Can you transcribe every line exactly and leave the pictures behind?
## Begin
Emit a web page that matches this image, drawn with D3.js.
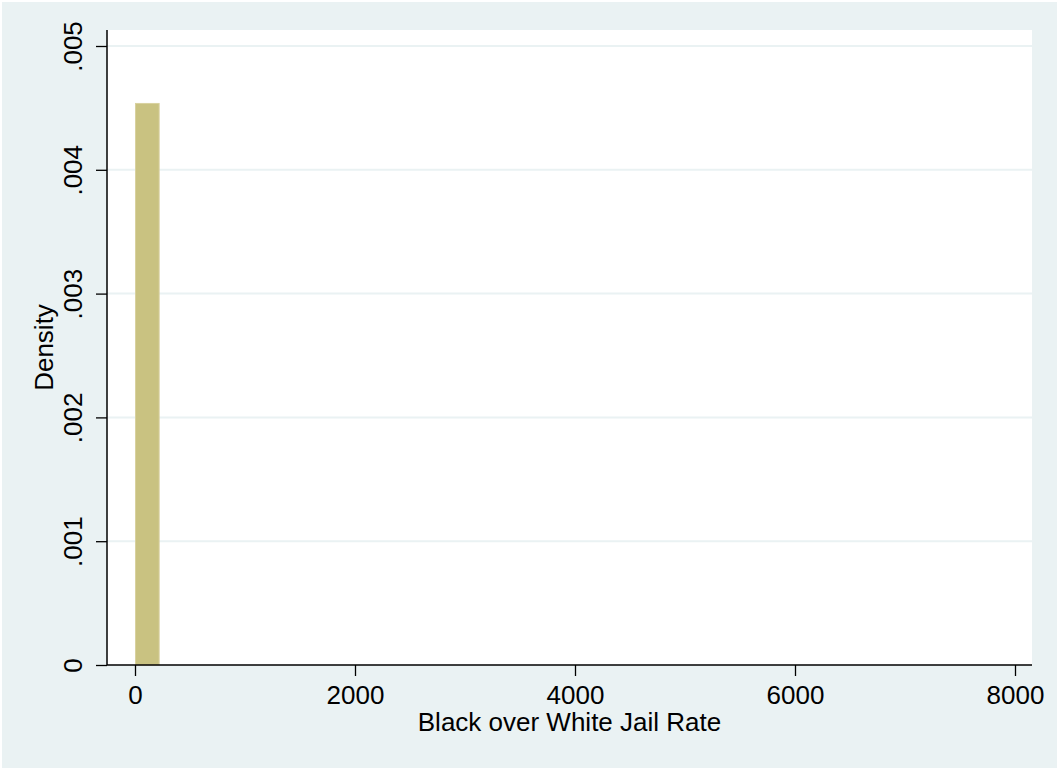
<!DOCTYPE html>
<html>
<head>
<meta charset="utf-8">
<script src="https://cdn.jsdelivr.net/npm/d3@7"></script>
<style>
  html, body { margin: 0; padding: 0; background: #ffffff; }
  svg { display: block; }
  text { font-family: "Liberation Sans", Arial, sans-serif; fill: #000; }
</style>
</head>
<body>
<svg id="chart" width="1057" height="768"></svg>
<script>
// Histogram of the black-over-white jail rate ratio (density scale)
const binStart = 0;
const binWidth = 224;
const binDensities = [
  0.00454, 0, 0, 0, 0, 0, 0, 0, 0, 0, 0, 0,
  0, 0, 0, 0, 0, 0, 0, 0, 0, 0, 0, 0,
  0, 0, 0, 0, 0, 0, 0, 0, 0, 0, 0, 0
];
const xTicks = [0, 2000, 4000, 6000, 8000];
const yTicks = [0, 0.001, 0.002, 0.003, 0.004, 0.005];
const yTickLabels = ["0", ".001", ".002", ".003", ".004", ".005"];
const xTitle = "Black over White Jail Rate";
const yTitle = "Density";

const W = 1057, H = 768;
const plot = { left: 107, right: 1032, top: 30, bottom: 665 };
const bg = "#eaf2f3";

const svg = d3.select("#chart");

// outer graph region
svg.append("rect").attr("x", 2).attr("y", 2).attr("width", W - 2).attr("height", H - 2).attr("fill", bg);
// plot region
svg.append("rect")
  .attr("x", plot.left).attr("y", plot.top)
  .attr("width", plot.right - plot.left).attr("height", plot.bottom - plot.top)
  .attr("fill", "#ffffff");

const x = d3.scaleLinear().domain([0, 8000]).range([135, 1015]);
const y = d3.scaleLinear().domain([0, 0.005]).range([plot.bottom, 46]);

// horizontal grid lines
svg.append("g").selectAll("line")
  .data(yTicks.filter(d => d > 0))
  .join("line")
  .attr("x1", plot.left).attr("x2", plot.right)
  .attr("y1", d => y(d)).attr("y2", d => y(d))
  .attr("stroke", bg).attr("stroke-width", 2);

// histogram bars
const bins = binDensities.map((d, i) => ({ x0: binStart + i * binWidth, x1: binStart + (i + 1) * binWidth, density: d }));
svg.append("g").selectAll("rect")
  .data(bins.filter(b => b.density > 0))
  .join("rect")
  .attr("x", b => x(b.x0) + 0.5)
  .attr("y", b => y(b.density) + 0.5)
  .attr("width", b => x(b.x1) - x(b.x0) - 1)
  .attr("height", b => y(0) - y(b.density) - 0.5)
  .attr("fill", "#c9c281")
  .attr("stroke", "#d8d19f")
  .attr("stroke-width", 1);

// y axis
const yAxis = d3.axisLeft(y).tickValues(yTicks).tickSize(11).tickPadding(0).tickFormat((d, i) => yTickLabels[i]);
const gy = svg.append("g").attr("transform", `translate(${plot.left},0)`).call(yAxis);
gy.select(".domain").remove();
gy.selectAll(".tick line").attr("stroke", "#000").attr("stroke-width", 1.3);
gy.selectAll(".tick text")
  .attr("font-size", 26)
  .attr("text-anchor", "middle")
  .attr("x", null).attr("dy", null)
  .attr("transform", function() { return "translate(" + (82 - plot.left) + ",0) rotate(-90)"; })
  .attr("y", 0);
svg.append("line")
  .attr("x1", plot.left).attr("x2", plot.left)
  .attr("y1", plot.top).attr("y2", plot.bottom)
  .attr("stroke", "#000").attr("stroke-width", 1.5);

// x axis
const xAxis = d3.axisBottom(x).tickValues(xTicks).tickSize(11).tickPadding(4).tickFormat(d3.format("d"));
const gx = svg.append("g").attr("transform", `translate(0,${plot.bottom})`).call(xAxis);
gx.select(".domain").remove();
gx.selectAll(".tick line").attr("stroke", "#000").attr("stroke-width", 1.3);
gx.selectAll(".tick text").attr("font-size", 26).attr("dy", null).attr("y", 39);
svg.append("line")
  .attr("x1", plot.left).attr("x2", plot.right)
  .attr("y1", plot.bottom).attr("y2", plot.bottom)
  .attr("stroke", "#000").attr("stroke-width", 1.5);

// axis titles
svg.append("text")
  .attr("x", (plot.left + plot.right) / 2).attr("y", 731)
  .attr("text-anchor", "middle").attr("font-size", 26)
  .text(xTitle);
svg.append("text")
  .attr("transform", `translate(53,${(plot.top + plot.bottom) / 2}) rotate(-90)`)
  .attr("text-anchor", "middle").attr("font-size", 26)
  .text(yTitle);
</script>
</body>
</html>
## End
▶ Response:
Emit a web page that matches this image, drawn with D3.js.
<!DOCTYPE html>
<html>
<head>
<meta charset="utf-8">
<script src="https://cdn.jsdelivr.net/npm/d3@7"></script>
<style>
  html, body { margin: 0; padding: 0; background: #ffffff; }
  svg { display: block; }
  text { font-family: "Liberation Sans", Arial, sans-serif; fill: #000; }
</style>
</head>
<body>
<svg id="chart" width="1057" height="768"></svg>
<script>
// Histogram of the black-over-white jail rate ratio (density scale)
const binStart = 0;
const binWidth = 224;
const binDensities = [
  0.00454, 0, 0, 0, 0, 0, 0, 0, 0, 0, 0, 0,
  0, 0, 0, 0, 0, 0, 0, 0, 0, 0, 0, 0,
  0, 0, 0, 0, 0, 0, 0, 0, 0, 0, 0, 0
];
const xTicks = [0, 2000, 4000, 6000, 8000];
const yTicks = [0, 0.001, 0.002, 0.003, 0.004, 0.005];
const yTickLabels = ["0", ".001", ".002", ".003", ".004", ".005"];
const xTitle = "Black over White Jail Rate";
const yTitle = "Density";

const W = 1057, H = 768;
const plot = { left: 107, right: 1032, top: 30, bottom: 665 };
const bg = "#eaf2f3";

const svg = d3.select("#chart");

// outer graph region
svg.append("rect").attr("x", 2).attr("y", 2).attr("width", W - 2).attr("height", H - 2).attr("fill", bg);
// plot region
svg.append("rect")
  .attr("x", plot.left).attr("y", plot.top)
  .attr("width", plot.right - plot.left).attr("height", plot.bottom - plot.top)
  .attr("fill", "#ffffff");

const x = d3.scaleLinear().domain([0, 8000]).range([135, 1015]);
const y = d3.scaleLinear().domain([0, 0.005]).range([plot.bottom, 46]);

// horizontal grid lines
svg.append("g").selectAll("line")
  .data(yTicks.filter(d => d > 0))
  .join("line")
  .attr("x1", plot.left).attr("x2", plot.right)
  .attr("y1", d => y(d)).attr("y2", d => y(d))
  .attr("stroke", bg).attr("stroke-width", 2);

// histogram bars
const bins = binDensities.map((d, i) => ({ x0: binStart + i * binWidth, x1: binStart + (i + 1) * binWidth, density: d }));
svg.append("g").selectAll("rect")
  .data(bins.filter(b => b.density > 0))
  .join("rect")
  .attr("x", b => x(b.x0) + 0.5)
  .attr("y", b => y(b.density) + 0.5)
  .attr("width", b => x(b.x1) - x(b.x0) - 1)
  .attr("height", b => y(0) - y(b.density) - 0.5)
  .attr("fill", "#c9c281")
  .attr("stroke", "#d8d19f")
  .attr("stroke-width", 1);

// y axis
const yAxis = d3.axisLeft(y).tickValues(yTicks).tickSize(11).tickPadding(0).tickFormat((d, i) => yTickLabels[i]);
const gy = svg.append("g").attr("transform", `translate(${plot.left},0)`).call(yAxis);
gy.select(".domain").remove();
gy.selectAll(".tick line").attr("stroke", "#000").attr("stroke-width", 1.3);
gy.selectAll(".tick text")
  .attr("font-size", 26)
  .attr("text-anchor", "middle")
  .attr("x", null).attr("dy", null)
  .attr("transform", function() { return "translate(" + (82 - plot.left) + ",0) rotate(-90)"; })
  .attr("y", 0);
svg.append("line")
  .attr("x1", plot.left).attr("x2", plot.left)
  .attr("y1", plot.top).attr("y2", plot.bottom)
  .attr("stroke", "#000").attr("stroke-width", 1.5);

// x axis
const xAxis = d3.axisBottom(x).tickValues(xTicks).tickSize(11).tickPadding(4).tickFormat(d3.format("d"));
const gx = svg.append("g").attr("transform", `translate(0,${plot.bottom})`).call(xAxis);
gx.select(".domain").remove();
gx.selectAll(".tick line").attr("stroke", "#000").attr("stroke-width", 1.3);
gx.selectAll(".tick text").attr("font-size", 26).attr("dy", null).attr("y", 39);
svg.append("line")
  .attr("x1", plot.left).attr("x2", plot.right)
  .attr("y1", plot.bottom).attr("y2", plot.bottom)
  .attr("stroke", "#000").attr("stroke-width", 1.5);

// axis titles
svg.append("text")
  .attr("x", (plot.left + plot.right) / 2).attr("y", 731)
  .attr("text-anchor", "middle").attr("font-size", 26)
  .text(xTitle);
svg.append("text")
  .attr("transform", `translate(53,${(plot.top + plot.bottom) / 2}) rotate(-90)`)
  .attr("text-anchor", "middle").attr("font-size", 26)
  .text(yTitle);
</script>
</body>
</html>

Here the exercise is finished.